_DATA PROVIDED_
* * * * * * *

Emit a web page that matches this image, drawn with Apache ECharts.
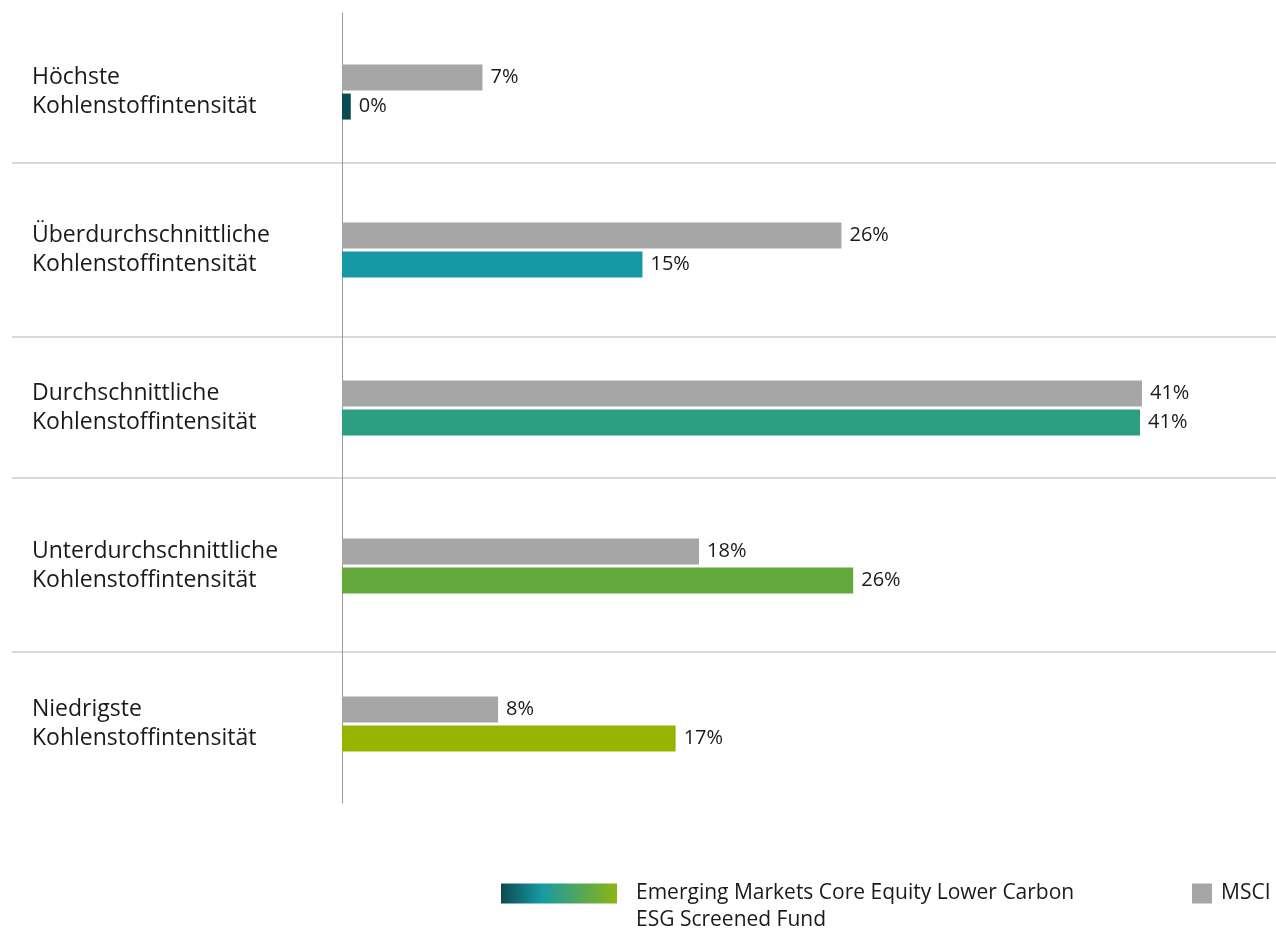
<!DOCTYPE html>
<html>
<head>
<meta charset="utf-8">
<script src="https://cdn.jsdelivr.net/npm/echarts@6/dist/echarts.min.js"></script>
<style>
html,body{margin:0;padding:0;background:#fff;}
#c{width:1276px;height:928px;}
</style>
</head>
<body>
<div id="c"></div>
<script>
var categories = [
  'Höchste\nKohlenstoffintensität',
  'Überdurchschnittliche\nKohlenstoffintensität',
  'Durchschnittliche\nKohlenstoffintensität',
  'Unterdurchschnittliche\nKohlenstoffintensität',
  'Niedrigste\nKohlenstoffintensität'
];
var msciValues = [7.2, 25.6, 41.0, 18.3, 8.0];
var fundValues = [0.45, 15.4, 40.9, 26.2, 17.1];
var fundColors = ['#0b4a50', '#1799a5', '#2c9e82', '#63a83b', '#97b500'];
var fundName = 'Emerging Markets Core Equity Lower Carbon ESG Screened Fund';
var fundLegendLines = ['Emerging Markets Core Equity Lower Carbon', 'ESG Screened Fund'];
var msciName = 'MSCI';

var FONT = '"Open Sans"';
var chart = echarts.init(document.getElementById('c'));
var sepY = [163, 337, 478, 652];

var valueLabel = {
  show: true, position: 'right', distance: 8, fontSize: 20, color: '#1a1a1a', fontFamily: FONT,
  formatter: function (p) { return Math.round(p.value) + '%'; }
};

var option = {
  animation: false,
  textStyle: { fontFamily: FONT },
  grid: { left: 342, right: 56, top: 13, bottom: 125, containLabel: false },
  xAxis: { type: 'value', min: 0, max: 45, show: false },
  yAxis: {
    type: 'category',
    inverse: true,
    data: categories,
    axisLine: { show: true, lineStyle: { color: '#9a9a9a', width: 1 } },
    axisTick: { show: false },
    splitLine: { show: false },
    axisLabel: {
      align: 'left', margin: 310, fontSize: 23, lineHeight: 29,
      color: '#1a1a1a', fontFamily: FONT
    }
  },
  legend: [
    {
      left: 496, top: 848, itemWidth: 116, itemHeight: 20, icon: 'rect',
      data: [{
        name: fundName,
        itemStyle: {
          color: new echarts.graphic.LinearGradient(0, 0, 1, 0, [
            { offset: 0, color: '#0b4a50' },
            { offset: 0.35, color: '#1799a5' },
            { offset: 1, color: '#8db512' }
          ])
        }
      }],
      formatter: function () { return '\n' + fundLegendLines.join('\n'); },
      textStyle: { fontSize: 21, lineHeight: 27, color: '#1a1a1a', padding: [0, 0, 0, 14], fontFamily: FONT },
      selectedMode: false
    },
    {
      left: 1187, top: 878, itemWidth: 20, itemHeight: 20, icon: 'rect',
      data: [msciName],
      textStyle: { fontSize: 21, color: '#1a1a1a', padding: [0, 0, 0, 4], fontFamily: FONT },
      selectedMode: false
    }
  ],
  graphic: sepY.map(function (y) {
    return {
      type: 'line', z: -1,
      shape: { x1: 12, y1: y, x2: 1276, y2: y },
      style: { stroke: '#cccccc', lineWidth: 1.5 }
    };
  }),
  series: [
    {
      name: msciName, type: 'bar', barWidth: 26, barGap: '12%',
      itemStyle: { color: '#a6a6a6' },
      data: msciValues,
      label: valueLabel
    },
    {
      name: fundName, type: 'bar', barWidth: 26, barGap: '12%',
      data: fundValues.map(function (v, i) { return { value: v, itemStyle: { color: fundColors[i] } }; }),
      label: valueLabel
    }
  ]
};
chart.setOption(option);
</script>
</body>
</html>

* * * * * * *

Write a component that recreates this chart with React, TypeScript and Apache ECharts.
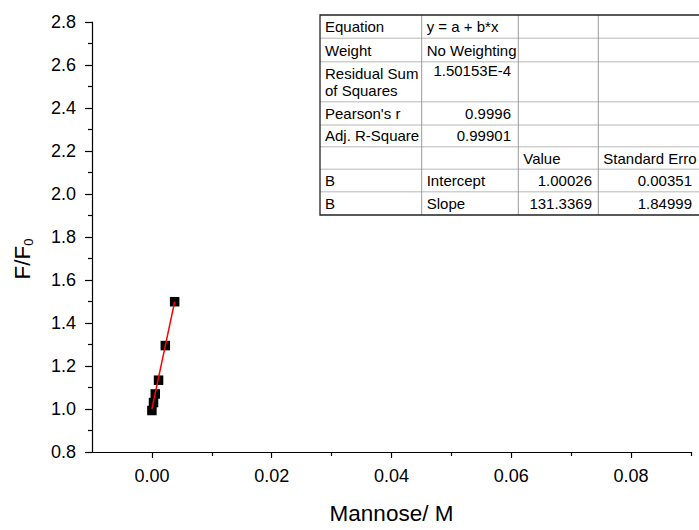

* * * * * * *

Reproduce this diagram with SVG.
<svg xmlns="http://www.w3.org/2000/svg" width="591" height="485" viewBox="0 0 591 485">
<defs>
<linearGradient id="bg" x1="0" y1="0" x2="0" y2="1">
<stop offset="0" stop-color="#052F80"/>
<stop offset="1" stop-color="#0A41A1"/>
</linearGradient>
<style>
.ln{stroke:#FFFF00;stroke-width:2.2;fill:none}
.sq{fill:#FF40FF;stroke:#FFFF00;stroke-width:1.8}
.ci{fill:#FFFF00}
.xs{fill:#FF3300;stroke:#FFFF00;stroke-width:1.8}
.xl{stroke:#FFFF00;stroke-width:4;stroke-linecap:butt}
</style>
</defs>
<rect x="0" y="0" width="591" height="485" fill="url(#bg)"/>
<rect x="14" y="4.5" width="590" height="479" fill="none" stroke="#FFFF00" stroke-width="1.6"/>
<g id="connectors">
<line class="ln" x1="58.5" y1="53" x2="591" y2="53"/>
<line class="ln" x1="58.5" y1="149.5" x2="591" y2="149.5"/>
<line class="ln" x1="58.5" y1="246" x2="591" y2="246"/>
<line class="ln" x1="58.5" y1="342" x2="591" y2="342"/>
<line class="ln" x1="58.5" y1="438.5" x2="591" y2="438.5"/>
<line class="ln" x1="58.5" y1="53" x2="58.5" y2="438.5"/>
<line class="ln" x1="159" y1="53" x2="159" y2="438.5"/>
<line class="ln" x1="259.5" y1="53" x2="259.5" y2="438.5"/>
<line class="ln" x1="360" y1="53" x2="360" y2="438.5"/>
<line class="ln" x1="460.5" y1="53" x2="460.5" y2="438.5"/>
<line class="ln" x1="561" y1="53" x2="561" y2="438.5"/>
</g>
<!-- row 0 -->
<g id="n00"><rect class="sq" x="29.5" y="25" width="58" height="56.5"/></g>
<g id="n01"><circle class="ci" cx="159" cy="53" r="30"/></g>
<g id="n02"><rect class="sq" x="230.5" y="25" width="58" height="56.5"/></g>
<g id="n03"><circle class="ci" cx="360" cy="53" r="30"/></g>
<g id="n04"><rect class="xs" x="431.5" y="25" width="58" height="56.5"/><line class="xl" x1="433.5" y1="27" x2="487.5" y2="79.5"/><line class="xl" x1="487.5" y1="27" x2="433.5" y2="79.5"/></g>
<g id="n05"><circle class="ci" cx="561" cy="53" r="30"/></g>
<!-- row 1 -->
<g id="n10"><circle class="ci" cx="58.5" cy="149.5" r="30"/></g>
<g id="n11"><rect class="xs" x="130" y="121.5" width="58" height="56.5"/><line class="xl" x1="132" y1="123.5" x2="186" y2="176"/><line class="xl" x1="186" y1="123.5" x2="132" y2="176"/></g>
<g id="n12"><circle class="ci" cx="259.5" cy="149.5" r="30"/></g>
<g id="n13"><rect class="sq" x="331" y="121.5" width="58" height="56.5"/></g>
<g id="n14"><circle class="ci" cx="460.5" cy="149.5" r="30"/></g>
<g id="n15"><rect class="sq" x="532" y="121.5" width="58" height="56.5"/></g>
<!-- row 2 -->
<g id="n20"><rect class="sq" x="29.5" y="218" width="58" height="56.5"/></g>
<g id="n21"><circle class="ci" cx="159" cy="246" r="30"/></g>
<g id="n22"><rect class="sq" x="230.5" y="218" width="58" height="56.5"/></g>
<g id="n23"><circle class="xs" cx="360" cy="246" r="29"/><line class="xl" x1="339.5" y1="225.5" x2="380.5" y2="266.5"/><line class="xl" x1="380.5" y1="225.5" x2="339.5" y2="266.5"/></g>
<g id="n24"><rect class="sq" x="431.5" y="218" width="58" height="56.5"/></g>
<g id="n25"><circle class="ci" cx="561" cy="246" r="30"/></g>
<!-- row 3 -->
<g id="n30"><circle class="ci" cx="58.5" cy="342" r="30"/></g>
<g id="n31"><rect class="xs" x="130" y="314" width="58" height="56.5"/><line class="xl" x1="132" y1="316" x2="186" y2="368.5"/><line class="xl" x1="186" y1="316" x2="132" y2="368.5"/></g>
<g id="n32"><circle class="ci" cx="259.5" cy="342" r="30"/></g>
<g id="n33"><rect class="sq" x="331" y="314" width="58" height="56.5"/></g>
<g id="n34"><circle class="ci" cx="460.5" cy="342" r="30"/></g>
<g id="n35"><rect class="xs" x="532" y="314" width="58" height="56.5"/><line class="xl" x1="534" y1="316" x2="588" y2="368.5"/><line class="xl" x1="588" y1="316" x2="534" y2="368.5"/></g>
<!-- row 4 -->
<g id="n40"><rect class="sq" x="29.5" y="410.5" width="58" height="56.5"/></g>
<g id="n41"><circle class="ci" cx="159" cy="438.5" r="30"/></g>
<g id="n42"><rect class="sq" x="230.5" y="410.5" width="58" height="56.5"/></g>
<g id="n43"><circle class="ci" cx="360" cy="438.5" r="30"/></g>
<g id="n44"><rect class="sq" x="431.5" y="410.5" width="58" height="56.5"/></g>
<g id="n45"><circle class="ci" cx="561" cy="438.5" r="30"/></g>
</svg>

* * * * * * *

_GIVEN TASK_
Pick out each line above that includes "this" and show it.

_EXERCISE RESULT_
Emit a web page that matches this image, drawn with Apache ECharts.
Write a component that recreates this chart with React, TypeScript and Apache ECharts.
Reproduce this diagram with SVG.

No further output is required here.